From Michael Redgrave and Peggy Ashcroft to Patrick Stewart and Harriet Walter.
Gregory Doran (2006)
Patrick Stewart's Antony was a fuzzy-haired old soldier perfectly happy among his army comrades and full of resentment towards John Hopkin's simmering neurotic Octavius Caesar. Harriet Walter's agile and dynamic Cleopatra initially appeared in the classic Cleopatra wig, only to whip it off shortly after as a statement about showing her true self. With no need for a wig, this intelligent Cleopatra quickly enchanted her fawning Antony and the intimate setting of the Swan's thrust stage brought both the passion and the politics up close to the audience.
Michael Attenborough (2002)
Decadent Egypt, with its brightly coloured and invitingly soft beds and cushions, contrasted strongly with a cold metallic Rome in this production. The sinuous figure of Cleopatra opened the production, silhouetted in flexible yoga positions, soon to be followed on stage by Stuart Wilson's ageing hippy of an Antony. He first appeared in a sarong, his bare-chest adorned with long necklaces and beads.
Steven Pimlott (1999)
Frances de la Tour and Alan Bates as the lovers were both older than is often the case in casting these roles and this brought a distinct sense of the ravages of time and the wisdom won through harsh experience.
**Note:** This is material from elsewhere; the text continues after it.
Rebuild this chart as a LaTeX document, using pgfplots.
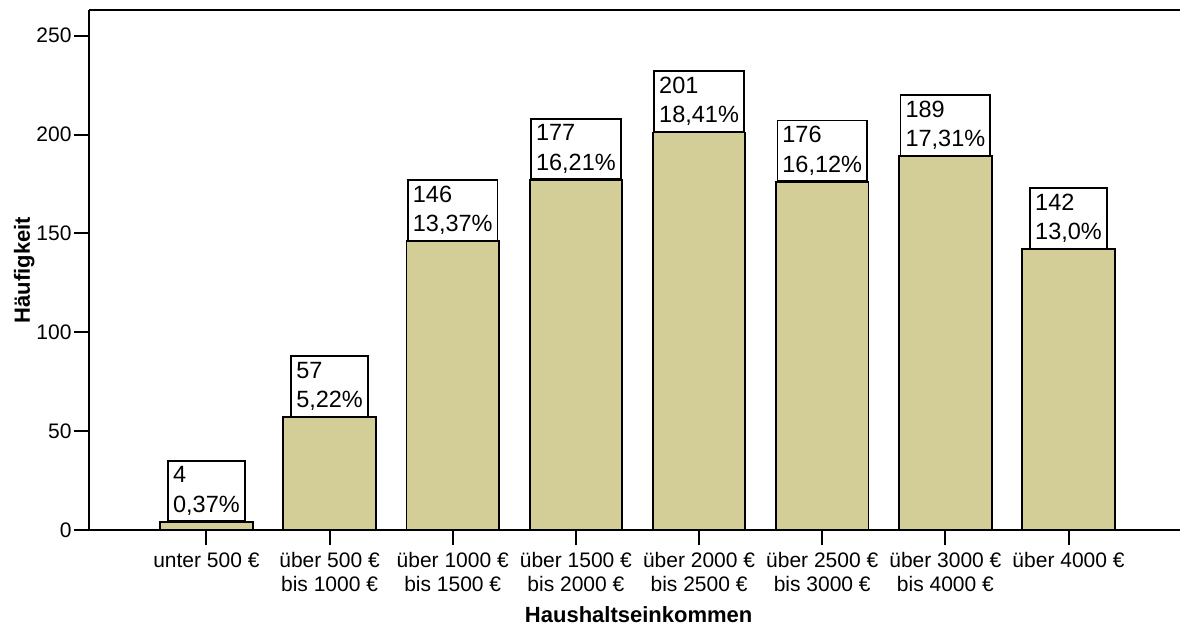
\documentclass[border=0pt]{standalone}
\usepackage{fontspec}
\setmainfont{Liberation Sans}
\usepackage{pgfplots}
\usepackage{pgfplotstable}
\pgfplotsset{compat=1.18}
\definecolor{barfill}{RGB}{211,206,151}
\pgfplotstableread{
x n pct
0 4 0,37
1 57 5,22
2 146 13,37
3 177 16,21
4 201 18,41
5 176 16,12
6 189 17,31
7 142 13,0
}\datatable
\begin{document}
\begin{tikzpicture}
\begin{axis}[
  name=ax,
  scale only axis,
  width=545.35pt, height=260pt,
  xmin=-0.951, xmax=7.905,
  ymin=0, ymax=263,
  axis x line=box, axis y line=left,
  axis line style={-, line width=1pt},
  tick pos=left,
  tick align=outside,
  major tick length=7.7pt,
  tick style={line width=1pt, black},
  xtick={0,...,7},
  xticklabels={unter 500 €, {über 500 €\\bis 1000 €}, {über 1000 €\\bis 1500 €}, {über 1500 €\\bis 2000 €}, {über 2000 €\\bis 2500 €}, {über 2500 €\\bis 3000 €}, {über 3000 €\\bis 4000 €}, über 4000 €},
  xticklabel style={align=center, font=\fontsize{10.5}{12}\selectfont},
  ytick={0,50,...,250},
  yticklabel style={font=\fontsize{10.5}{12}\selectfont, inner xsep=1pt},
  /pgf/number format/assume math mode=true,
  xlabel={Haushaltseinkommen},
  ylabel={Häufigkeit},
  label style={font=\bfseries\fontsize{11}{13}\selectfont},
  xlabel style={at={(axis description cs:0.5037,-0.178)}, anchor=base},
  ylabel style={at={(axis description cs:-0.0544,0.5)}, anchor=base},
  ybar, bar width=0.751,
]
\addplot[fill=barfill, draw=black, line width=0.9pt,
  point meta=explicit symbolic,
  visualization depends on={rawy \as \cnt},
  nodes near coords={\pgfmathprintnumber[fixed,precision=0]{\cnt}\\\pgfplotspointmeta\%},
  every node near coord/.append style={draw=black, fill=white, align=left, inner xsep=2.5pt, inner ysep=3pt, line width=0.8pt, font=\fontsize{11.75}{14.65}\selectfont, anchor=south}
] table[x=x,y=n,meta=pct] {\datatable};
\end{axis}
\pgfresetboundingbox
\path[use as bounding box] (ax.south west) ++(-44.65pt,-49pt) rectangle ++(590pt,314pt);
\end{tikzpicture}
\end{document}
The production opened boldly with the lovers engaged in a most intimate sexual act, in which Cleopatra was very definitely the dominant partner, while an audience of approving Egyptians looked on. Cleopatra's preparation for her death saw her, slowly and ritualistically, remove her wig, all cosmetics and jewellery and, at some performances, all costume, before being attired as a queen to meet Antony once more.
John Caird (1992)
A grizzled Richard Johnson returned to the role of Antony in this production. Some reviewers thought he was now too old for the role and for the unstoppable energy of his more youthful Cleopatra, played by Clare Higgins. This Cleopatra would reappear from one scene to the next, not only in a new mood and a new costume but sometimes in a new wig, so determined was she always to keep her audience guessing. The design had a picture-book brightness and simplicity, with a particularly effective back wall that slid together and apart like a jigsaw, the two halves visibly distinct even when united, thus neatly suggesting the irreconcilable differences of East and West.
Adrian Noble (1982)
The RSC's studio theatre, The Other Place, was the venue for this production. Design and setting was achieved largely through lighting – cold and bright for Rome, softly warm for Egypt. Helen Mirren succeeded in delivering the notoriously difficult 'infinite variety' of the role – frighteningly volatile, intelligent, erotic, comic and majestically tragic in death. She seemed tiny next to the bear-like Michael Gambon, whom she led on teasingly for their first entrance pulling on a scarf she had tied around his neck.
Peter Brook (1978)
In this deliberately unromantic, uncompromising interpretation Glenda Jackson brought a tough political awareness to her portrayal of Cleopatra. Alan Howard's Antony possessed a tenderness and softer physical beauty than that of his lover. Brook's simple and inventive design allowed the play to move fast - scenes of battle, for example, were enacted swiftly behind Perspex screens while the private scenes were played out on the plain striped rugs placed downstage. The dying Antony was simply caught up with long lengths of fabric and dragged upstage by Cleopatra and her women - there was no attempt to create a concrete, elevated Monument.
Trevor Nunn (1972)
This production was one of a season of Shakespeare's four Roman plays at the RSC that year. Richard Johnson and Corin Redgrave played Antony and Octavius Caesar, respectively, in both Julius Caesar and Antony and Cleopatra and both roles became all the more complex and satisfying in their portrayal. Johnson's Antony noticeably stood more erect and firm when in Rome, not Egypt. The starkly linear black and white of Rome contrasted with the multicoloured softness of Egypt's indolent opulence. Janet Suzman's highly intelligent, athletic Cleopatra was both a canny political operator and a woman who could believably hop 40 paces through the street and not lose her breath.
Glen Byam Shaw (1953)
Simple and evocative lighting and design marked this production with Michael Redgrave and Peggy Ashcroft. Redgrave won praise for his 'splendid masculine strength', while one reviewer admired Ashcroft's ability to be 'a gypsy, a child, a fury and a great and noble queen in her immortal longings'. Her red-haired Cleopatra was historically accurate for the real queen of Macedonian descent, but still unconventionally different from the descriptions in the play of a 'gypsy', burnt black by the sun.